3. The method according to claim 1, wherein the dam-and-fill process step includes applying a frame structure that surrounds at least one metallization surface of the wafer surface to provide openings in the filler material.

4. The method according to claim 3, wherein the openings in the filler material of the carrier wafer are filled using a separate, removable filler material, using digital printing technology.

5. The method according to claim 1, wherein the method includes selectively removing filler material, using a laser, in which filler material of the carrier wafer disposed above at least one metallization surface disposed on the wafer surface is removed from the metallization surface.

6. The method according to claim 1, wherein the applying of the carrier wafer includes applying an organic or inorganic ink and subsequent curing.

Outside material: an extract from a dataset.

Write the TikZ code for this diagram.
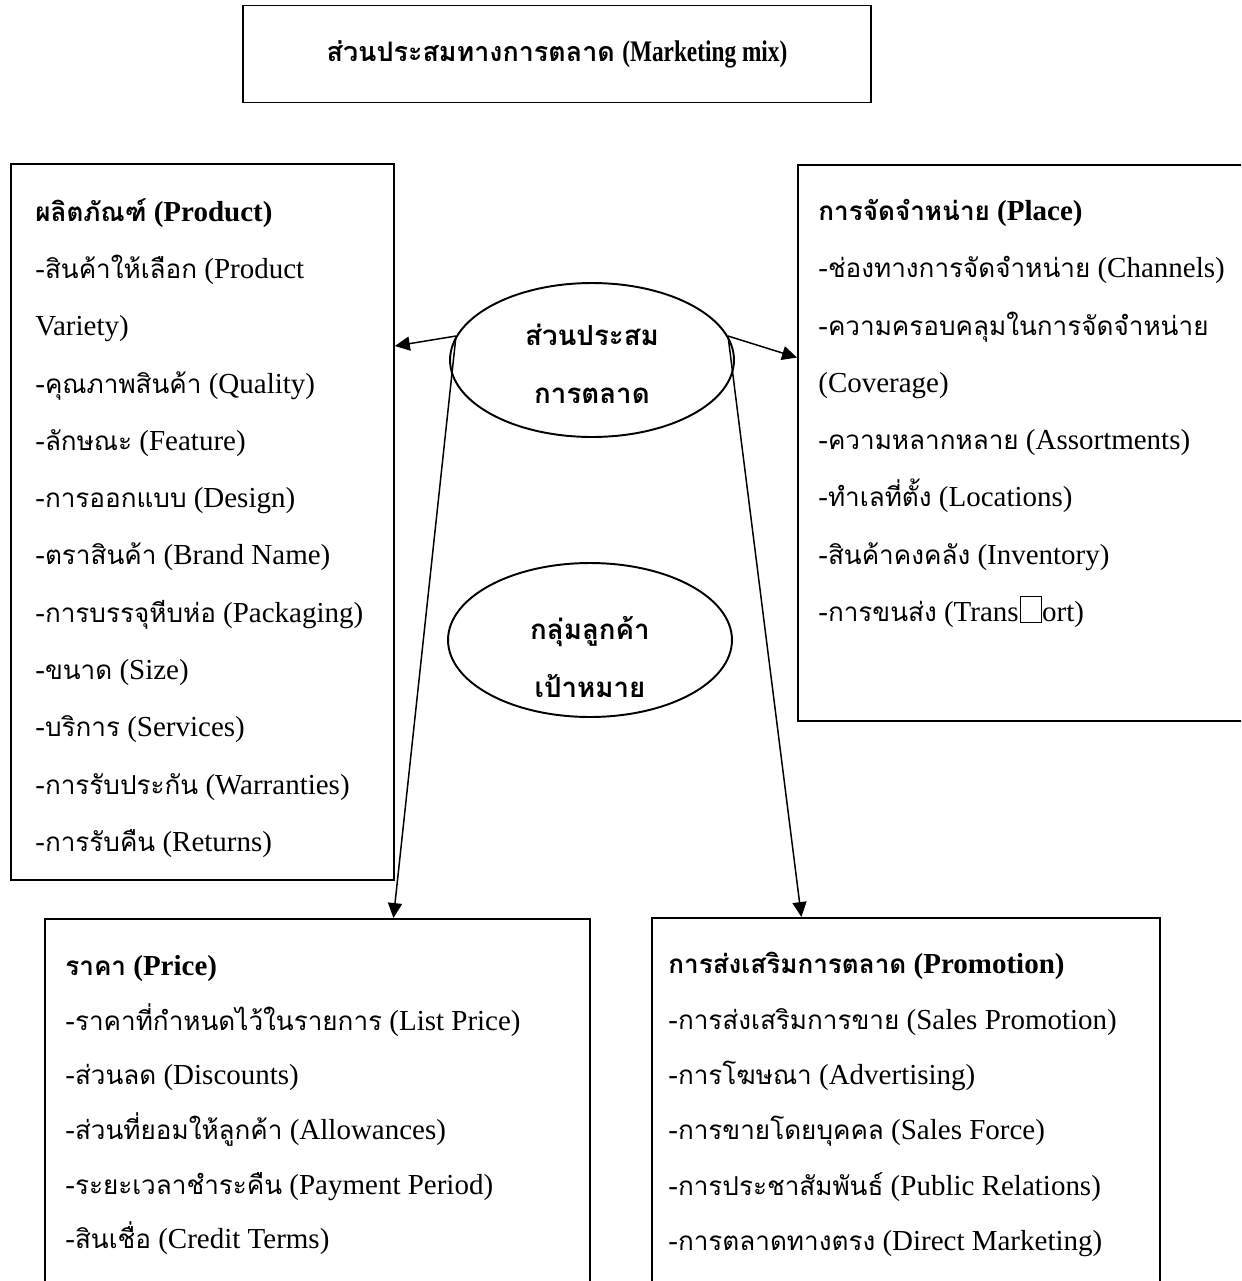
\documentclass[tikz,border=0pt]{standalone}
\usepackage{fontspec}
\usepackage{graphicx}
\setmainfont{Liberation Serif}
\newfontfamily\thaifont[Script=Thai, Scale=0.9]{Loma}
\usetikzlibrary{arrows.meta,positioning,shapes.geometric,calc}
\newcommand{\tf}[1]{{\thaifont #1}}
\newcommand{\nobox}{{\setlength{\fboxsep}{0pt}\setlength{\fboxrule}{0.4pt}\kern1pt\fbox{\rule{0pt}{0.85em}\hspace{0.7em}}}}

\begin{document}
\begin{tikzpicture}[x=0.02cm, y=-0.02cm,
    panel/.style={draw, line width=1.1pt, inner sep=0pt, anchor=north west},
    items/.style={align=left, inner sep=0pt, anchor=north west, font=\fontsize{16.5}{32.6}\selectfont},
    oval/.style={draw, ellipse, line width=1.1pt, inner sep=0pt, minimum width=5.68cm, minimum height=3.08cm},
    ovaltxt/.style={align=center, inner sep=0pt, font=\bfseries\fontsize{17.5}{33}\selectfont},
    arr/.style={-{Triangle[length=8.5pt, width=8pt]}, line width=0.85pt},
  ]
  \useasboundingbox (0,0) rectangle (1241,1281);
  \clip (0,0) rectangle (1241,1281);

  % title
  \node[panel, anchor=center, minimum width=12.58cm, minimum height=1.94cm,
    font=\bfseries\fontsize{17}{20}\selectfont] (mix) at (557,54) {\tf{ส่วนประสมทางการตลาด} \scalebox{0.78}[1]{(Marketing mix)}};

  % the four boxes
  \node[panel, minimum width=7.66cm, minimum height=14.32cm] (product) at (10,163) {};
  \node[panel, minimum width=9.26cm, minimum height=11.12cm] (place) at (797,164) {};
  \node[panel, minimum width=10.9cm, minimum height=8.04cm] (price) at (44,918) {};
  \node[panel, minimum width=10.16cm, minimum height=8.06cm] (promo) at (651,917) {};

  \node[items] (producttxt) at (35,198) {\textbf{\tf{ผลิตภัณฑ์} (Product)}\\
    -\tf{สินค้าให้เลือก} (Product\\
    Variety)\\
    -\tf{คุณภาพสินค้า} (Quality)\\
    -\tf{ลักษณะ} (Feature)\\
    -\tf{การออกแบบ} (Design)\\
    -\tf{ตราสินค้า} (Brand Name)\\
    -\tf{การบรรจุหีบห่อ} (Packaging)\\
    -\tf{ขนาด} (Size)\\
    -\tf{บริการ} (Services)\\
    -\tf{การรับประกัน} (Warranties)\\
    -\tf{การรับคืน} (Returns)};

  \node[items] (placetxt) at (818,199) {\textbf{\tf{การจัดจำหน่าย} (Place)}\\
    -\tf{ช่องทางการจัดจำหน่าย} (Channels)\\
    -\tf{ความครอบคลุมในการจัดจำหน่าย}\\
    (Coverage)\\
    -\tf{ความหลากหลาย} (Assortments)\\
    -\tf{ทำเลที่ตั้ง} (Locations)\\
    -\tf{สินค้าคงคลัง} (Inventory)\\
    -\tf{การขนส่ง} (Trans\nobox ort)};

  \node[items, font=\fontsize{16.5}{31.1}\selectfont] (pricetxt) at (65,955) {\textbf{\tf{ราคา} (Price)}\\
    -\tf{ราคาที่กำหนดไว้ในรายการ} (List Price)\\
    -\tf{ส่วนลด} (Discounts)\\
    -\tf{ส่วนที่ยอมให้ลูกค้า} (Allowances)\\
    -\tf{ระยะเวลาชำระคืน} (Payment Period)\\
    -\tf{สินเชื่อ} (Credit Terms)};

  \node[items, font=\fontsize{16.5}{31.5}\selectfont] (promotxt) at (668,952) {\textbf{\tf{การส่งเสริมการตลาด} (Promotion)}\\
    -\tf{การส่งเสริมการขาย} (Sales Promotion)\\
    -\tf{การโฆษณา} (Advertising)\\
    -\tf{การขายโดยบุคคล} (Sales Force)\\
    -\tf{การประชาสัมพันธ์} (Public Relations)\\
    -\tf{การตลาดทางตรง} (Direct Marketing)};

  % ovals
  \node[oval] (mixoval) at (592,360) {};
  \node[ovaltxt] (mixovaltxt) at ([yshift=-0.08cm]mixoval.center) {\tf{ส่วนประสม}\\\tf{การตลาด}};
  \node[oval] (target) at (590,640) {};
  \node[ovaltxt] (targettxt) at ([yshift=-0.34cm]target.center) {\tf{กลุ่มลูกค้า}\\\tf{เป้าหมาย}};

  % arrows
  \draw[arr] (mixoval.170) -- ($(product.north east)!0.255!(product.south east)$);
  \draw[arr] (mixoval.10) -- ($(place.north west)!0.347!(place.south west)$);
  \draw[arr] (mixoval.170) -- ($(price.north west)!0.639!(price.north east)$);
  \draw[arr] (mixoval.10) -- ($(promo.north west)!0.295!(promo.north east)$);
\end{tikzpicture}
\end{document}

7. The method according to claim 1, wherein the applying of the carrier wafer includes multiple dam-and-fill process steps for applying multiple superimposed layers, which are applied sequentially and with respective subsequent curing.

8. The method according to claim 1, wherein a frame structure and/or a filler material is applied to an outer rounded region of the wafer substrate in the dam-and-fill process step in such a way that a rounded region is evened out and made level with a surface of the wafer substrate.

9. The method according to claim 1, wherein the method includes applying a support layer which is water-soluble and laterally delimited by a frame structure to the wafer surface, by digital printing technology, prior to applying a filler material of the carrier wafer.

10. The method according to claim 9, wherein the method includes applying an abrasive film over the carrier wafer that covers openings disposed in the carrier wafer.

11. A semiconductor component produced by: providing a wafer substrate;processing a structured wafer surface;applying a carrier wafer onto the wafer substrate; andreducing a thickness of the wafer substrate by wafer thinning;wherein the carrier wafer is applied to the wafer surface using a dam-and-fill process step.